朝礼で連絡事項を確認して、その後各業務へと移動。
患者の健康チェックや問診など、朝は特にやることが多い。
俺は、例の少年の担当があるのを理由にしばらく通常の仕事は午前中で切り上げることになっているので、普段は2病棟回っているところを1つ同僚に任せて昼休憩の準備に入った。
2人の昼食をトレーに乗せて、エレベーターで3階に下りる。
「…こんにちは」
俺が入ってきたことに気づいた少年は軽く会釈する。
その耳には青いイヤホンが付いていた。
テレビがあるとはいえ、それ以外の娯楽は病室にはない。
かと言って、足の怪我が回復するまでは部屋の外を出歩かせることはできないから、退屈だと思い昨日暇つぶしになりそうな物を色々持ってきたのだが、役に立っていたようで少し安心した。
「昼飯持ってきたから、食おうぜ。

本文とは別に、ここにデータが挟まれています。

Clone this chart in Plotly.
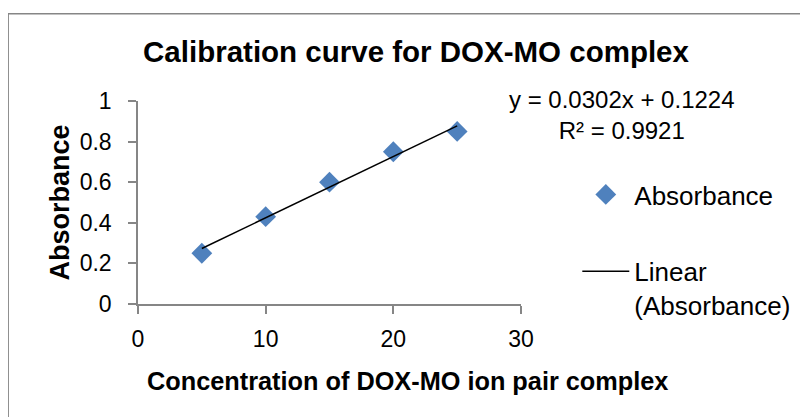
import plotly.graph_objects as go

# calibration data
concentration = [5, 10, 15, 20, 25]
absorbance = [0.25, 0.43, 0.60, 0.75, 0.85]

# trendline as printed on the chart
slope = 0.0302
intercept = 0.1224
r_squared = 0.9921

x_ticks = [0, 10, 20, 30]
y_ticks = [0, 0.2, 0.4, 0.6, 0.8, 1]
y_tick_labels = ["0", "0.2", "0.4", "0.6", "0.8", "1"]

fit_x = [concentration[0], concentration[-1]]
fit_y = [slope * v + intercept for v in fit_x]

AXIS_GREY = "#868686"
FONT = "Arial, Liberation Sans, sans-serif"

fig = go.Figure()

fig.add_trace(go.Scatter(
    x=concentration,
    y=absorbance,
    mode="markers",
    name="Absorbance",
    marker=dict(symbol="diamond", size=16, color="#4F81BD"),
    legendgroup="a",
))

fig.add_trace(go.Scatter(
    x=fit_x,
    y=fit_y,
    mode="lines",
    name="Linear<br>(Absorbance)",
    line=dict(color="black", width=1.5),
    legendgroup="b",
))

# page body has an 8px margin, so the figure is 8px smaller than the window
fig.update_layout(
    width=800,
    height=409,
    margin=dict(l=130, r=287, t=93, b=113),
    paper_bgcolor="white",
    plot_bgcolor="white",
    font=dict(family=FONT, color="black"),
    title=dict(
        text="<b>Calibration curve for DOX-MO complex</b>",
        font=dict(size=29.5, color="black"),
        x=408 / 800,
        xanchor="center",
        y=1 - 44 / 409,
        yanchor="middle",
    ),
    showlegend=True,
    legend=dict(
        x=1.147,
        y=0.655,
        xanchor="left",
        yanchor="top",
        font=dict(size=26),
        tracegroupgap=40,
        itemwidth=47,
        valign="top",
        bgcolor="rgba(0,0,0,0)",
    ),
)

fig.update_xaxes(
    range=[0, 30],
    tickvals=x_ticks,
    showgrid=False,
    zeroline=False,
    showline=True,
    linecolor=AXIS_GREY,
    linewidth=1.5,
    ticks="outside",
    tickcolor=AXIS_GREY,
    ticklen=8,
    tickwidth=1.5,
    tickfont=dict(size=23),
    ticklabelstandoff=6,
)

fig.update_yaxes(
    range=[0, 1],
    tickvals=y_ticks,
    ticktext=y_tick_labels,
    showgrid=False,
    zeroline=False,
    showline=True,
    linecolor=AXIS_GREY,
    linewidth=1.5,
    ticks="outside",
    tickcolor=AXIS_GREY,
    ticklen=8,
    tickwidth=1.5,
    tickfont=dict(size=23),
    ticklabelstandoff=12,
    title=dict(
        text="<b>Absorbance</b>",
        font=dict(size=27),
        standoff=2,
    ),
)

# x axis title sits centred on the whole chart, not on the plot area
fig.add_annotation(
    xref="paper", yref="paper",
    x=(399 - 130) / 383, y=-(373 - 296) / 203,
    xanchor="center", yanchor="middle",
    text="<b>Concentration of DOX-MO ion pair complex</b>",
    showarrow=False,
    font=dict(size=25.3, color="black"),
)

# trendline equation label
fig.add_annotation(
    xref="paper", yref="paper",
    x=1.265, y=0.93,
    xanchor="center", yanchor="middle",
    text=f"y = {slope}x + {intercept}<br>R² = {r_squared}",
    showarrow=False,
    font=dict(size=24, color="black"),
    align="center",
)

# chart area border (right and bottom edges fall outside the picture)
fig.add_shape(
    type="rect",
    xref="paper", yref="paper",
    x0=-0.339, x1=2.0,
    y0=-1.0, y1=1.43,
    line=dict(color=AXIS_GREY, width=1.5),
    fillcolor="rgba(0,0,0,0)",
    layer="below",
)

fig.write_html("out.html")
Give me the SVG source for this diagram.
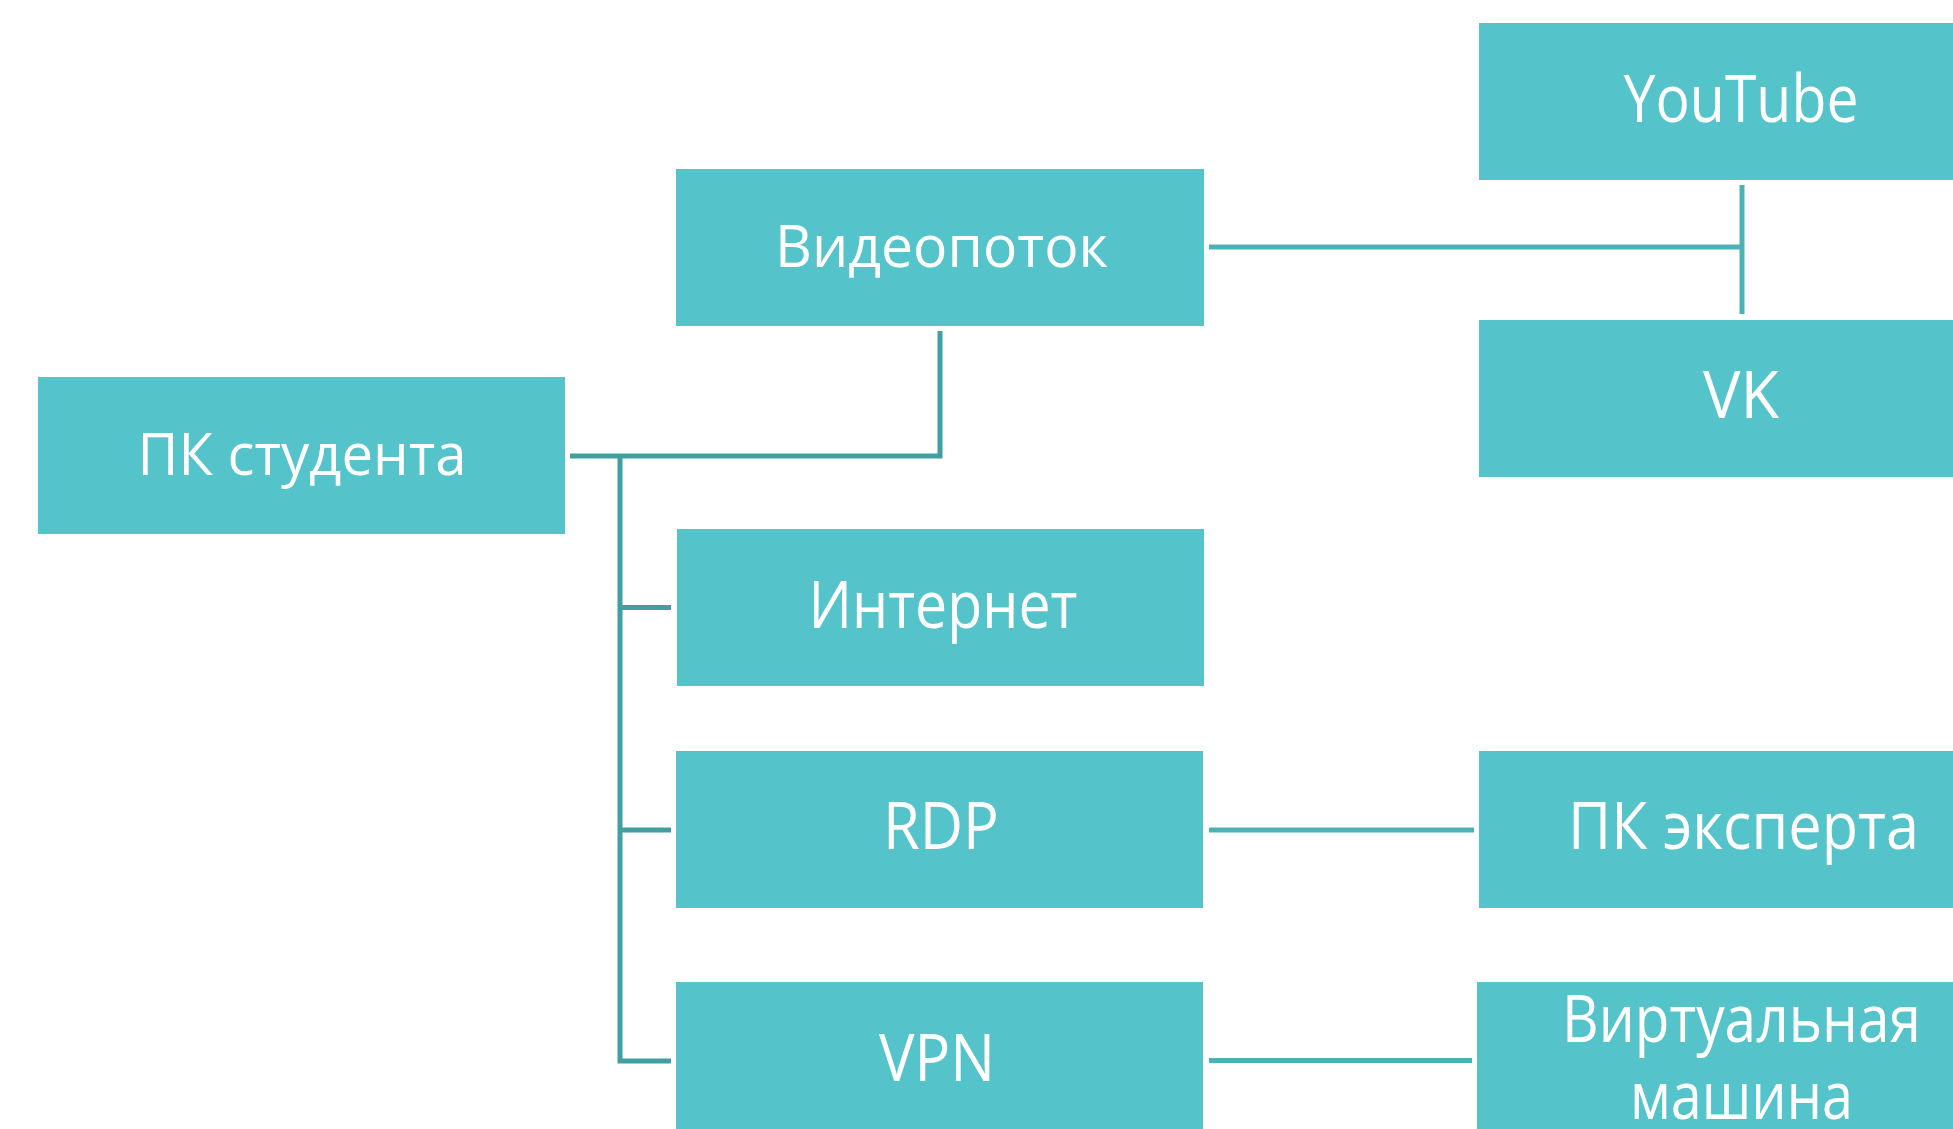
<svg xmlns="http://www.w3.org/2000/svg" width="1953" height="1129" viewBox="0 0 1953 1129">
<style>
.box{fill:#54C3CA}
.t{font-family:"Open Sans","Noto Sans","Liberation Sans",sans-serif;fill:#FFFFFF;text-anchor:middle}
.s{font-size:59px}
.l{font-size:65px}
.c1{fill:none;stroke:#419EA1;stroke-width:5}
.c2{fill:none;stroke:#4AB1B5;stroke-width:5}
</style>
<rect width="1953" height="1129" fill="#FFFFFF"/>
<g id="connectors">
<polyline class="c1" points="570,456 940,456 940,331"/>
<polyline class="c1" points="620,456 620,1061 671,1061"/>
<line class="c1" x1="620" y1="607.5" x2="671" y2="607.5"/>
<line class="c1" x1="620" y1="830" x2="671" y2="830"/>
<line class="c2" x1="1209" y1="247" x2="1742" y2="247"/>
<line class="c2" x1="1742" y1="185" x2="1742" y2="314"/>
<line class="c2" x1="1209" y1="830" x2="1474" y2="830"/>
<line class="c2" x1="1209" y1="1060.5" x2="1472" y2="1060.5"/>
</g>
<g id="pc-student">
<rect class="box" x="38" y="377" width="527" height="157"/>
<text class="t s" x="302" y="475" textLength="329" lengthAdjust="spacingAndGlyphs">ПК студента</text>
</g>
<g id="videostream">
<rect class="box" x="676" y="169" width="528" height="157"/>
<text class="t s" x="941.5" y="267" textLength="333" lengthAdjust="spacingAndGlyphs">Видеопоток</text>
</g>
<g id="internet">
<rect class="box" x="677" y="529" width="527" height="157"/>
<text class="t l" x="943" y="628" textLength="269" lengthAdjust="spacingAndGlyphs">Интернет</text>
</g>
<g id="rdp">
<rect class="box" x="676" y="751" width="527" height="157"/>
<text class="t l" x="941" y="849" textLength="116" lengthAdjust="spacingAndGlyphs">RDP</text>
</g>
<g id="vpn">
<rect class="box" x="676" y="982" width="527" height="157"/>
<text class="t l" x="937" y="1081" textLength="116" lengthAdjust="spacingAndGlyphs">VPN</text>
</g>
<g id="youtube">
<rect class="box" x="1479" y="23" width="527" height="157"/>
<text class="t l" x="1741" y="121.7" textLength="235" lengthAdjust="spacingAndGlyphs">YouTube</text>
</g>
<g id="vk">
<rect class="box" x="1479" y="320" width="527" height="157"/>
<text class="t l" x="1741" y="418" textLength="76" lengthAdjust="spacingAndGlyphs">VK</text>
</g>
<g id="pc-expert">
<rect class="box" x="1479" y="751" width="527" height="157"/>
<text class="t l" x="1743.5" y="849" textLength="351" lengthAdjust="spacingAndGlyphs">ПК эксперта</text>
</g>
<g id="virtual-machine">
<rect class="box" x="1477" y="982" width="527" height="157"/>
<text class="t l" x="1741.5" y="1041.7" textLength="359" lengthAdjust="spacingAndGlyphs">Виртуальная</text>
<text class="t l" x="1741.5" y="1119" textLength="223" lengthAdjust="spacingAndGlyphs">машина</text>
</g>
</svg>
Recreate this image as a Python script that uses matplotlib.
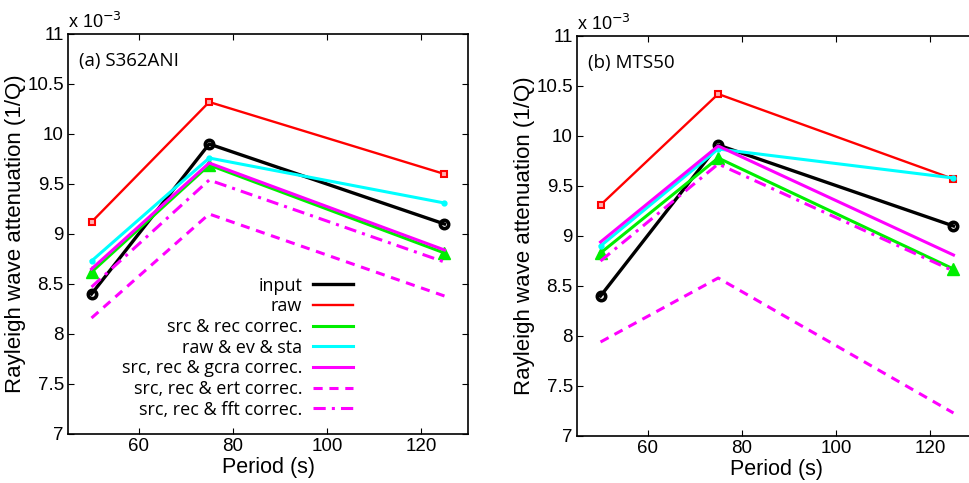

」
看護師の報告によると朝食は少量だが食べることはできたようで、点滴だけに頼ることは多分ないだろうということだった。
食事が取れることに越したことはない。
災害時や心が安定しないときにも、食事は安らぎを与えてくれると何処かで見聞きしたことがある。
「いただきます。」
少年は手を合わせた後、魚の煮付けを丁寧にほぐしながら口に運んでいく。
それを確認すると俺も味噌汁を一口すすった。
病院食なので味付けは若干薄めだが、出汁などで工夫されているからかあまり気にならない。
「美味いか?」
「…はい。人にご飯作ってもらったの、久しぶりなので。」
おそらく、料理だけでなく家事全般も全部一人でこなしていたのだろう。
指先は所々荒れていた。
「あの、神崎先生。1つ聞いてもいいですか?」
少年が初めて自分から質問をしようとしていた。
食べ終えた食器をトレーに戻し、耳を傾ける。